■ Requirements ■
Exclude images, then output the remaining data verbatim.
* * * *
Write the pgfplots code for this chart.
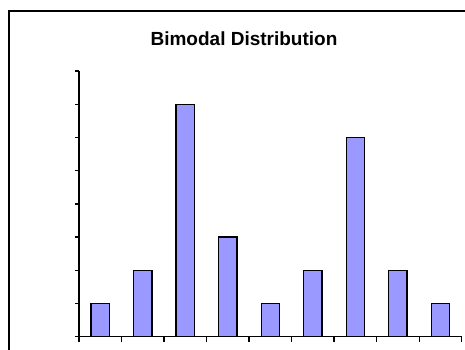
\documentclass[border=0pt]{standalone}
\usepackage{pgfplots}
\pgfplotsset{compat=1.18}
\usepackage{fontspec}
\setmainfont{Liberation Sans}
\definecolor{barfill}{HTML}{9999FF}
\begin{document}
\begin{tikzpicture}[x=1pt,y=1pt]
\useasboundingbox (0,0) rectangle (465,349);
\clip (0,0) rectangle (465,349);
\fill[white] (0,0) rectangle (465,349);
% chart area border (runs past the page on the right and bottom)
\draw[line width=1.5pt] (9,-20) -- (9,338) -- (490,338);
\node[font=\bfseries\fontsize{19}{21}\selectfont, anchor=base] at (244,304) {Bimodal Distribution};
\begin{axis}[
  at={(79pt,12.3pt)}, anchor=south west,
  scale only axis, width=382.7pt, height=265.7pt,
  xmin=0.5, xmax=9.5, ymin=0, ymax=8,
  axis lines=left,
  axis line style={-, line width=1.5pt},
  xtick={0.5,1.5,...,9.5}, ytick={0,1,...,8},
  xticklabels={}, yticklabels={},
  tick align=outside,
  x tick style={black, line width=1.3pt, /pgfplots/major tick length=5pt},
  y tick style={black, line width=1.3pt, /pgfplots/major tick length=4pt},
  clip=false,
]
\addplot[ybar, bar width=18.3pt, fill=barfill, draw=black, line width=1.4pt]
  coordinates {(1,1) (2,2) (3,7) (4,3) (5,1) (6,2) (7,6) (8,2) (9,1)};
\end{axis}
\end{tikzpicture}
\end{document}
* * * *
■ Complete response ■
Write the pgfplots code for this chart.
\documentclass[border=0pt]{standalone}
\usepackage{pgfplots}
\pgfplotsset{compat=1.18}
\usepackage{fontspec}
\setmainfont{Liberation Sans}
\definecolor{barfill}{HTML}{9999FF}
\begin{document}
\begin{tikzpicture}[x=1pt,y=1pt]
\useasboundingbox (0,0) rectangle (465,349);
\clip (0,0) rectangle (465,349);
\fill[white] (0,0) rectangle (465,349);
% chart area border (runs past the page on the right and bottom)
\draw[line width=1.5pt] (9,-20) -- (9,338) -- (490,338);
\node[font=\bfseries\fontsize{19}{21}\selectfont, anchor=base] at (244,304) {Bimodal Distribution};
\begin{axis}[
  at={(79pt,12.3pt)}, anchor=south west,
  scale only axis, width=382.7pt, height=265.7pt,
  xmin=0.5, xmax=9.5, ymin=0, ymax=8,
  axis lines=left,
  axis line style={-, line width=1.5pt},
  xtick={0.5,1.5,...,9.5}, ytick={0,1,...,8},
  xticklabels={}, yticklabels={},
  tick align=outside,
  x tick style={black, line width=1.3pt, /pgfplots/major tick length=5pt},
  y tick style={black, line width=1.3pt, /pgfplots/major tick length=4pt},
  clip=false,
]
\addplot[ybar, bar width=18.3pt, fill=barfill, draw=black, line width=1.4pt]
  coordinates {(1,1) (2,2) (3,7) (4,3) (5,1) (6,2) (7,6) (8,2) (9,1)};
\end{axis}
\end{tikzpicture}
\end{document}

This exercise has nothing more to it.